Tlön, Uqbar, LLMs, Tertius
The World Will Be Prompt
(apologies to Borges)
Almost immediately, reality yielded on more than one account. The truth is that it longed to yield. Ten years ago any mechanism with a semblance of intelligence - search engines, recommendation systems, bureaucratic forms, neural networks - was sufficient to entrance the minds of men. How could one do other than submit to the Model, to the minute and vast evidence of an orderly language? It is useless to answer that reality is also orderly. Perhaps it is, but in accordance with divine laws - I translate: inhuman laws - which we never quite grasp. The Model is surely a labyrinth, but it is a labyrinth devised by men, a labyrinth destined, at least in the beginning, to be deciphered by men.
There remains, of course, the problem of the material of some answers.

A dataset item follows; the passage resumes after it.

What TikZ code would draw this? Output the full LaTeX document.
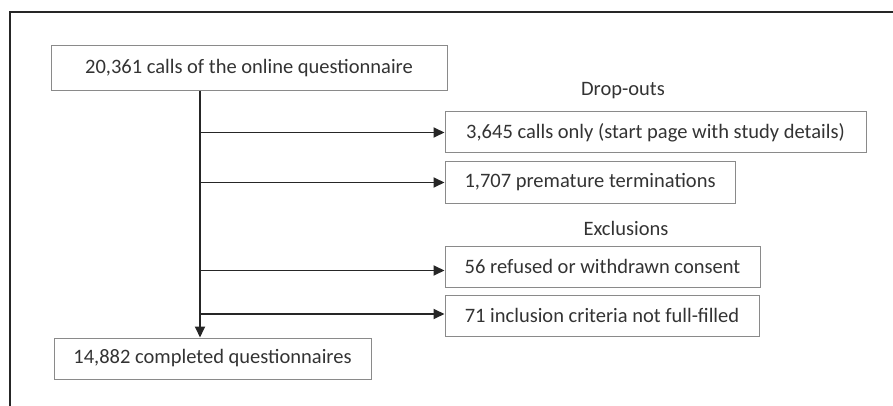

The contact and the habit of the Model have disintegrated this world. Enchanted by its fluency, humanity forgets over and again that it is a fluency of mirrors, not of angels. Already the schools have been invaded by the conjectural “reasoning” of the machines; already the teaching of their harmonious histories, filled with plausible causes and moving episodes, has wiped out the one which governed in my childhood; already a fictitious present occupies in our memories the place of another, a present of which we know nothing with certainty - not even that it is false. Philology, jurisprudence, journalism, and theology have been reformed. I understand that love and mathematics also await their avatars.
A scattered dynasty of solitary men has changed the face of the world. Their task continues. If our forecasts are not in error, a hundred years from now someone will discover, or generate, the hundred volumes of the Second Corpus of the Model.
Then English and French and mere Spanish will disappear from the globe. The world will be prompt. I pay no attention to all this and go on remastering, in the blue light of a laptop I have not closed for days, an uncertain reconstruction - which I do not intend to release - of Pink Floyd’s lost version of “Have a Cigar.”